▶
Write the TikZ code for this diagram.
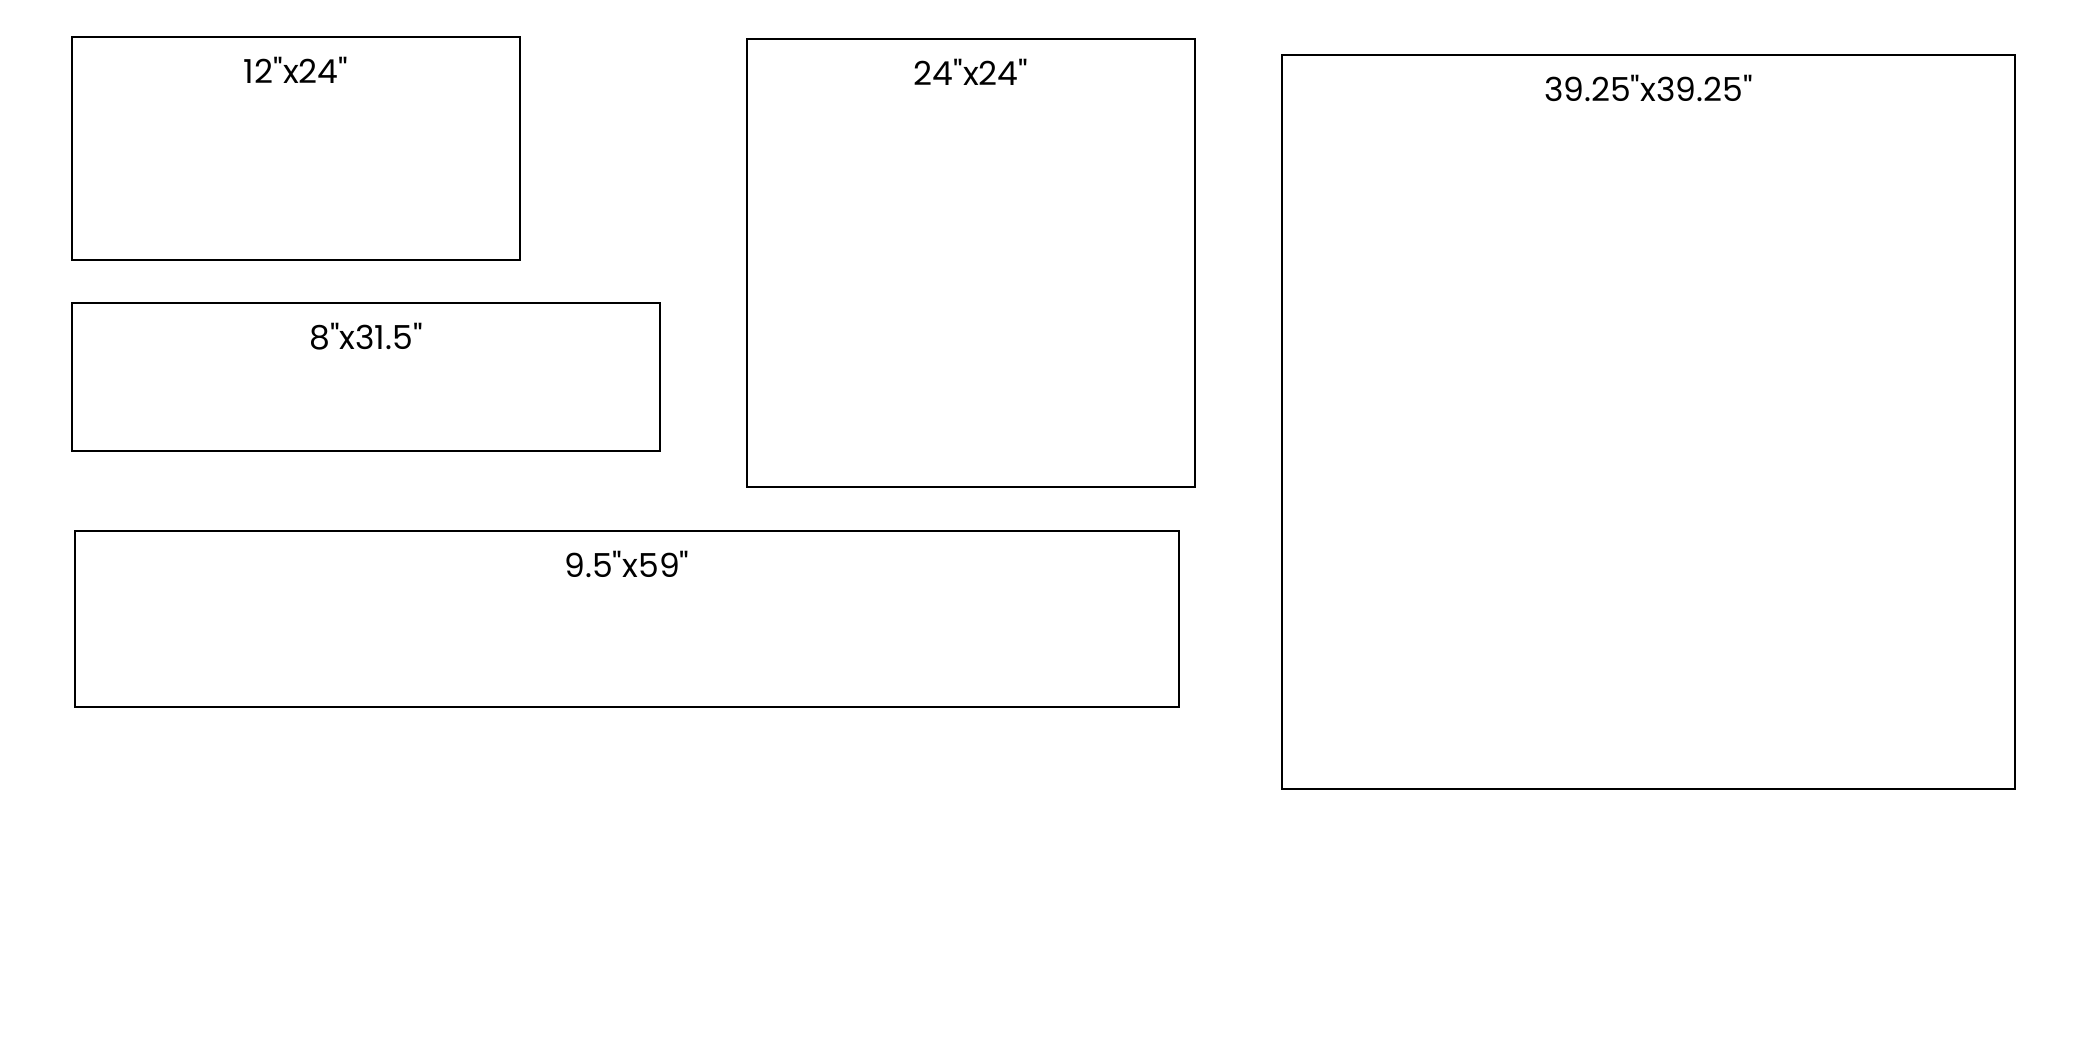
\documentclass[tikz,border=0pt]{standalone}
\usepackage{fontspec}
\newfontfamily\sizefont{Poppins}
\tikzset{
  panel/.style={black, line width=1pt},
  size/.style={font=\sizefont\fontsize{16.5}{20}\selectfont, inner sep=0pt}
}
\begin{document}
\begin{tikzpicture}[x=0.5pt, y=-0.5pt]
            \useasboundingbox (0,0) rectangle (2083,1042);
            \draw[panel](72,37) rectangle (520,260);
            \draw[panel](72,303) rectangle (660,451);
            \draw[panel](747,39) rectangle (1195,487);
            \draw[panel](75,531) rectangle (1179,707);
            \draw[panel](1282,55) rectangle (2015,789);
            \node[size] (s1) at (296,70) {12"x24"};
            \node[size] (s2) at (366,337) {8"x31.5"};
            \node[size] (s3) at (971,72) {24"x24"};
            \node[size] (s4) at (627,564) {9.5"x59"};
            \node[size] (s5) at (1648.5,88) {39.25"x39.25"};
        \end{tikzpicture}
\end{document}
◀
> _Given request_: From the material above, reproduce everything verbatim except the pictures.

> _Final result_:
Write the TikZ code for this diagram.
\documentclass[tikz,border=0pt]{standalone}
\usepackage{fontspec}
\newfontfamily\sizefont{Poppins}
\tikzset{
  panel/.style={black, line width=1pt},
  size/.style={font=\sizefont\fontsize{16.5}{20}\selectfont, inner sep=0pt}
}
\begin{document}
\begin{tikzpicture}[x=0.5pt, y=-0.5pt]
            \useasboundingbox (0,0) rectangle (2083,1042);
            \draw[panel](72,37) rectangle (520,260);
            \draw[panel](72,303) rectangle (660,451);
            \draw[panel](747,39) rectangle (1195,487);
            \draw[panel](75,531) rectangle (1179,707);
            \draw[panel](1282,55) rectangle (2015,789);
            \node[size] (s1) at (296,70) {12"x24"};
            \node[size] (s2) at (366,337) {8"x31.5"};
            \node[size] (s3) at (971,72) {24"x24"};
            \node[size] (s4) at (627,564) {9.5"x59"};
            \node[size] (s5) at (1648.5,88) {39.25"x39.25"};
        \end{tikzpicture}
\end{document}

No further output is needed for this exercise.